# Homework Help: Real Analysis: one to one correspondence between two countably infinite sets

1. Feb 28, 2012

### TeenieBopper

1. The problem statement, all variables and given/known data
Suppose that A and B are both countably infinite sets. Prove that there is a one to one correspondence between A and B.

2. Relevant equations

3. The attempt at a solution

By definition of countably infinite, there is a one to one correspondence between Z+ and A and Z+ and B.
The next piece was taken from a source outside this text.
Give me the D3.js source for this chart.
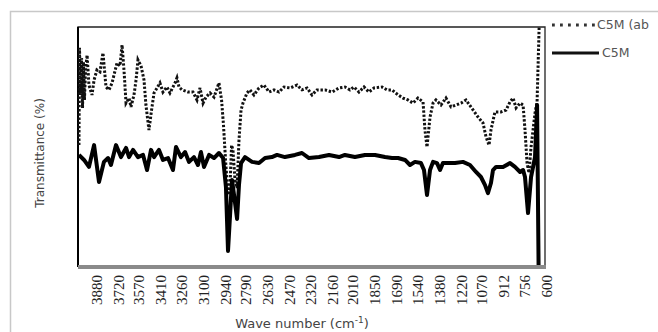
<!DOCTYPE html>
<html>
<head>
<meta charset="utf-8">
<script src="https://cdn.jsdelivr.net/npm/d3@7"></script>
<style>
  html, body { margin: 0; padding: 0; background: #fff; }
  svg { display: block; }
</style>
</head>
<body>
<svg id="chart" width="658" height="332"></svg>
<script>
// ---- Data ----
const tickLabels = [3880, 3720, 3570, 3410, 3260, 3100, 2940, 2790, 2630, 2470, 2320,
                    2160, 2010, 1850, 1690, 1540, 1380, 1220, 1070, 912, 756, 600];

const seriesNames = ["C5M (ab", "C5M"];

// dotted series: wave numbers and transmittance (%)
const dottedWave = [4003, 3999, 3992, 3984, 3977, 3970, 3963, 3955, 3944, 3930, 3908, 3893, 3872, 3850,
  3828, 3806, 3784, 3762, 3726, 3704, 3689, 3675, 3660, 3638, 3624, 3602, 3587, 3573, 3551, 3529,
  3515, 3493, 3474, 3456, 3434, 3413, 3391, 3362, 3340, 3303, 3289, 3274, 3252, 3209, 3172, 3143,
  3121, 3099, 3077, 3048, 3019, 2983, 2964, 2950, 2935, 2917, 2902, 2891, 2881, 2866, 2851, 2837,
  2822, 2808, 2779, 2757, 2728, 2691, 2655, 2618, 2582, 2545, 2509, 2465, 2414, 2378, 2341, 2305,
  2269, 2210, 2159, 2108, 2065, 2028, 1999, 1963, 1926, 1890, 1853, 1795, 1759, 1722, 1678, 1642,
  1606, 1569, 1533, 1496, 1482, 1467, 1445, 1423, 1402, 1365, 1329, 1292, 1256, 1219, 1183, 1147,
  1095, 1059, 1037, 1015, 1001, 972, 928, 891, 862, 840, 818, 789, 767, 753, 738, 724, 709, 680,
  665, 650];
const dottedT = [50.8, 91.3, 71.7, 87.1, 66.3, 85.4, 69.6, 82.1, 88.3, 75.8, 71.7, 77.9, 82.1, 81.3,
  89.2, 75.0, 73.8, 76.7, 85.0, 83.8, 92.5, 82.1, 68.3, 70.4, 66.7, 71.7, 77.9, 86.3, 83.8, 77.9,
  67.5, 57.1, 65.4, 72.5, 74.6, 76.7, 72.9, 75.0, 72.5, 76.7, 78.8, 75.0, 73.8, 72.9, 72.9, 69.6,
  74.6, 68.3, 70.8, 72.5, 70.8, 76.7, 69.6, 59.2, 44.6, 30.0, 34.2, 50.8, 48.8, 36.3, 32.9, 52.9,
  65.4, 68.3, 72.5, 73.8, 71.7, 74.6, 75.8, 72.9, 73.8, 72.9, 75.0, 74.6, 75.8, 73.8, 74.6, 71.7,
  73.8, 73.8, 72.9, 74.6, 75.0, 73.8, 75.0, 72.9, 75.0, 72.9, 74.6, 75.0, 73.8, 73.8, 71.7, 70.4,
  69.6, 68.3, 70.4, 68.8, 57.1, 50.0, 62.5, 68.3, 69.6, 67.5, 70.4, 66.7, 67.5, 68.3, 69.6, 66.7,
  62.5, 60.0, 54.2, 50.8, 57.1, 64.6, 64.6, 65.4, 68.8, 70.4, 66.3, 68.3, 67.5, 57.1, 43.3, 39.2,
  50.0, 64.2, 68.8, 100];

// solid series: wave numbers and transmittance (%)
const solidWave = [4003, 3966, 3930, 3893, 3857, 3821, 3791, 3770, 3733, 3697, 3660, 3638, 3609, 3573,
  3536, 3507, 3478, 3456, 3420, 3391, 3354, 3318, 3296, 3260, 3230, 3201, 3165, 3136, 3114, 3092,
  3055, 3019, 2983, 2953, 2932, 2917, 2902, 2888, 2873, 2851, 2837, 2822, 2793, 2742, 2691, 2647,
  2597, 2560, 2502, 2429, 2378, 2327, 2254, 2181, 2108, 2065, 1992, 1919, 1846, 1773, 1722, 1678,
  1627, 1591, 1555, 1511, 1489, 1467, 1445, 1423, 1394, 1372, 1351, 1314, 1263, 1205, 1154, 1110,
  1074, 1045, 1023, 1001, 986, 964, 913, 862, 826, 789, 767, 753, 731, 709, 680, 665, 654];
const solidT = [46.7, 44.6, 41.7, 50.8, 35.4, 43.8, 45.4, 42.5, 50.8, 45.8, 49.6, 45.8, 48.8, 45.8,
  46.7, 40.4, 48.8, 45.8, 48.8, 44.6, 45.4, 40.4, 50.0, 45.8, 47.9, 43.8, 45.8, 42.5, 47.9, 41.7,
  46.7, 45.4, 47.5, 45.4, 33.3, 6.7, 21.7, 36.3, 30.0, 20.0, 34.2, 43.3, 45.8, 43.8, 43.3, 45.4,
  45.8, 46.7, 45.8, 46.7, 47.5, 45.4, 45.8, 46.7, 45.8, 46.7, 45.8, 46.7, 46.7, 45.8, 45.4, 45.4,
  44.6, 42.5, 43.8, 43.3, 40.4, 30.0, 40.4, 43.8, 43.3, 40.4, 43.3, 43.3, 43.3, 43.8, 42.5, 39.6,
  37.5, 34.2, 30.8, 35.0, 40.4, 41.7, 41.7, 43.3, 41.7, 39.6, 40.4, 37.5, 22.5, 37.5, 45.8, 67.5, 0];

// ---- Layout ----
const svg = d3.select("#chart");
const W = 658, H = 332;
const plot = { left: 78, top: 27, right: 545, bottom: 267 };

svg.append("rect").attr("width", W).attr("height", H).attr("fill", "#fff");

// outer chart frame (extends past the picture on right/bottom)
svg.append("rect")
  .attr("x", 10.5).attr("y", 11.5)
  .attr("width", 760).attr("height", 400)
  .attr("fill", "none").attr("stroke", "#c8c8c8").attr("stroke-width", 1.5);

const x = d3.scaleLinear().domain([4010, 600]).range([plot.left, 546]);
const y = d3.scaleLinear().domain([0, 100]).range([plot.bottom, plot.top]);

// plot border (left, top, right)
svg.append("path")
  .attr("d", `M${plot.left},${plot.bottom} V${plot.top} H${plot.right} V${plot.bottom}`)
  .attr("fill", "none").attr("stroke", "#222").attr("stroke-width", 1.3);
svg.append("line")
  .attr("x1", plot.left).attr("x2", plot.left)
  .attr("y1", plot.top).attr("y2", plot.bottom)
  .attr("stroke", "#000").attr("stroke-width", 2);

// lines
const lineGen = d3.line().x(d => x(d[0])).y(d => y(d[1]));
const dotted = dottedWave.map((w, i) => [w, dottedT[i]]);
const solid = solidWave.map((w, i) => [w, solidT[i]]);

svg.append("path").datum(dotted)
  .attr("d", lineGen)
  .attr("fill", "none").attr("stroke", "#111")
  .attr("stroke-width", 3).attr("stroke-dasharray", "2.4,1.8");

svg.append("path").datum(solid)
  .attr("d", lineGen)
  .attr("fill", "none").attr("stroke", "#000")
  .attr("stroke-width", 4).attr("stroke-linejoin", "round");

// bottom axis
const xAxis = d3.axisBottom(x).tickValues(tickLabels).tickSize(0).tickFormat(d3.format("d"));
const gx = svg.append("g").attr("transform", `translate(0,${plot.bottom})`).call(xAxis);
gx.select(".domain").remove();
gx.append("line")
  .attr("x1", plot.left).attr("x2", plot.right + 1)
  .attr("y1", 0).attr("y2", 0)
  .attr("stroke", "#8a8a8a").attr("stroke-width", 4);
gx.selectAll(".tick text")
  .attr("transform", "rotate(-90)")
  .attr("text-anchor", "end")
  .attr("x", -8).attr("y", 0).attr("dy", "0.35em")
  .attr("fill", "#222")
  .style("font-family", "'Liberation Serif', serif")
  .style("font-size", "15px");

// axis titles
const xt = svg.append("text")
  .attr("x", 302).attr("y", 328)
  .attr("text-anchor", "middle")
  .attr("fill", "#444")
  .style("font-family", "'DejaVu Sans', sans-serif")
  .style("font-size", "13px");
xt.append("tspan").text("Wave number (cm");
xt.append("tspan").attr("dy", -5).style("font-size", "9px").text("-1");
xt.append("tspan").attr("dy", 5).text(")");

svg.append("text")
  .attr("transform", `translate(44,153) rotate(-90)`)
  .attr("text-anchor", "middle")
  .attr("fill", "#444")
  .style("font-family", "'DejaVu Sans', sans-serif")
  .style("font-size", "12px")
  .text("Transmittance (%)");

// legend
const legend = svg.append("g");
legend.append("line")
  .attr("x1", 552).attr("x2", 595).attr("y1", 25).attr("y2", 25)
  .attr("stroke", "#333").attr("stroke-width", 2.8).attr("stroke-dasharray", "2.8,5.2");
legend.append("text").attr("x", 597).attr("y", 25).attr("dy", "0.35em")
  .attr("fill", "#555")
  .style("font-family", "'DejaVu Sans', sans-serif").style("font-size", "12.5px")
  .text(seriesNames[0]);
legend.append("line")
  .attr("x1", 552).attr("x2", 599).attr("y1", 53).attr("y2", 53)
  .attr("stroke", "#111").attr("stroke-width", 3);
legend.append("text").attr("x", 602).attr("y", 53).attr("dy", "0.35em")
  .attr("fill", "#555")
  .style("font-family", "'DejaVu Sans', sans-serif").style("font-size", "12.5px")
  .text(seriesNames[1]);
</script>
</body>
</html>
Let n ε Z+. All elements of A and B can be listed as follows

A = a1, a2, a3, ... , an
B = b1, b2, b3, ... , bn

I was going to say that if f(n) = an and f(n) = bn, then an = bn, but f:Z -> A by x and f: Z -> B by x^2 makes this invalid. I know that because A and B are both countably infinite, they are cardinally equivalent, and that if they are cardinally equivalent, then there exists a one to one correspondence between the two sets, but I can't seem to get the proof.

2. Feb 28, 2012

### SteveL27

Right. And from here it's a one-liner.

Hint 1: There's a bijection from A to Z+. There's a bijection from B to Z+. Can we find an easy bijection from A to B?

Hint 2: Bijections are always invertible.

3. Feb 28, 2012

### HallsofIvy

Your first error is using "f" for two different functions! There exist a function f such that f(n)= an and another function g such that g(n)= bn. And, since these are one to one, each is invertible. What can you say about $f(g^{-1}(bn))$ or $g(f^{-1}(an))$?

4. Feb 28, 2012

### TeenieBopper

There are bijections from Z onto A and Z onto B. Let these be f(n) and g(n), respectively. Because these are bijections, they are also invertable, expressed as f^1(n) and g^1(n), respectively. The bijection A onto B can be expressed as f(g^1(bn)) = an.

Last edited: Feb 28, 2012
5. Feb 28, 2012

### SteveL27

Yes, but to be completely rigorous you would want to prove that the function f o g (f composed with g) is also a bijection.

In other words you have a bijection from A to Z+ and a bijection from Z+ to B. By composing the bijections, we have a bijection from A to B -- once we have proved that the composition of bijections is a bijection.

Pictorially:

A --> Z+ --> B

6. Feb 28, 2012

### HallsofIvy

You mean the composition f composed with g-1, don't you?

7. Feb 28, 2012

### SteveL27

Yes, in the OP's notation. Right you are.